É um tecnomito. Li um artigo que testava a veracidade do fosso [gap, em inglês] digital, em que se partia do pressuposto de que a igualdade de acesso faria desaparecer esse fosso. Os resultados de um estudo publicado em 2015, Students, Computers and Learning, deixaram claro que esta teoria não é suportada pela evidência científica. Além disso, há investigações a demonstrar que o uso massificado da tecnologia em meios socioeconómicos desfavorecidos faz com que as pessoas fiquem mais permeáveis ao abuso dos dispositivos, na medida em que lhes faltam elementos culturais e de contexto, essenciais para interpretar e selecionar a informação. As famílias dos executivos de Silicon Valley têm mais tempo para estar com os filhos, relações interpessoais com qualidade e colocam os filhos em escolas sem estes dispositivos.
A desmotivação e o défice de atenção têm que ver com isso?
A causa desses problemas está na abordagem comportamental aplicada à educação. A tecnologia condiciona a criança, dá-lhe estímulos intermitentes para obter recompensa, o que requer que ela passe cada vez mais tempo nesse registo. O locus de controlo não está na criança, é-lhe retirado o sentido de agência.
No seu mais recente livro, fala de neuromitos. Pode mencionar alguns?
Dizer que o período crítico para aprender se dá até aos 3 anos, por exemplo. Isto aplica-se ao desenvolvimento. Na aprendizagem, que envolve leitura ou fazer contas, importam os períodos ótimos. Outro mito prende-se com o ambiente sensorial, que é suposto ser rico: a criança é bombardeada com estímulos porque se presume que se não for estimulada não vai, digamos, aprender a andar, o que não é verdade. Nos dois casos, adota-se uma lógica behaviorista (comportamental) em que o motor é externo, em vez de estar dentro. Maria Montessori [pedagoga italiana] dizia que fazer pela criança o que seria ela a fazer é substituir-se a ela, ou seja, é cancelá-la.
Que lugar têm os jogos digitais interativos, feitos para exercitar a inteligência e aprender melhor?
É behaviorismo (comportamentalismo) puro! O conhecido programa Brain Gym foi considerado uma fraude pelas autoridades americanas em neurologia desde os anos 1970, o que deita por terra o conceito de estimulação precoce. O mesmo para os estilos de aprendizagem baseados nos hemisférios cerebrais: o cérebro funciona como um todo e não por partes. A abordagem mecanicista não funciona porque os seres humanos têm livre-arbítrio e motivação interna, precisam de compreender o que fazem e porque o fazem, e para isso não há receitas.

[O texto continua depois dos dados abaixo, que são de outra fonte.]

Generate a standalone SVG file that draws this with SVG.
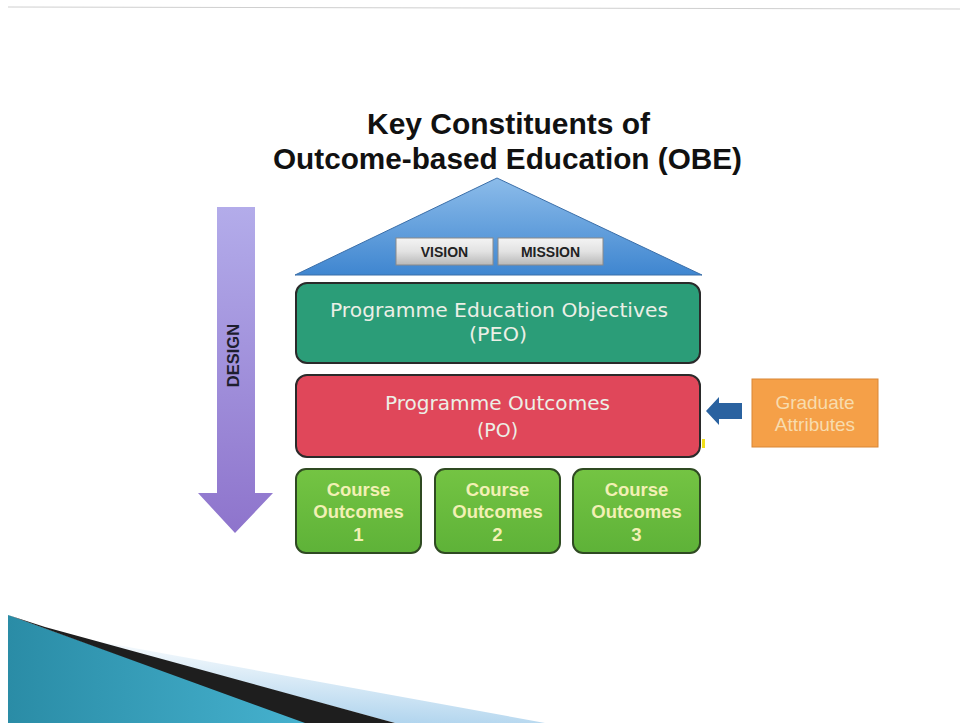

E o que dizer dos rankings das escolas?
O problema dos rankings é o critério que está na sua base servir de bitola para todos, com prejuízo da diversidade. Em Espanha, por exemplo, ganham-se quatro pontos se houver tablets; todas as escolas vão querer isso. Quem faz os rankings? E em que assentam os parâmetros? Não há reflexão e nem evidências científicas neste campo.
O que devemos saber sobre o funcionamento do cérebro infantil e da sua relação com o digital?
Se as crianças forem expostas a um ecrã antes dos 3 anos, não são capazes de transpor uma imagem a duas dimensões para o mundo tridimensional. Até aos 5, aprendem através das experiências sensoriais e da interação com outras pessoas, que envolve uma história. Se não tiver acesso a isso, a memória biográfica fica empobrecida, o que afeta o sentido de identidade.
Tem algum projeto em curso, relacionado com este assunto?
Este ano criei a Fundação CLE, em Espanha, e lancei uma pós-graduação em Educação Clássica para Professores com início em setembro do próximo ano, e já tenho portugueses inscritos. A ideia não é dizer às pessoas o que devem fazer, mas oferecer alternativas, pois não há uma abordagem única. Voltando ao digital, não questiono a tecnologia, mas o que se faz com ela. Usemo-la, mas quanto mais tarde, melhor.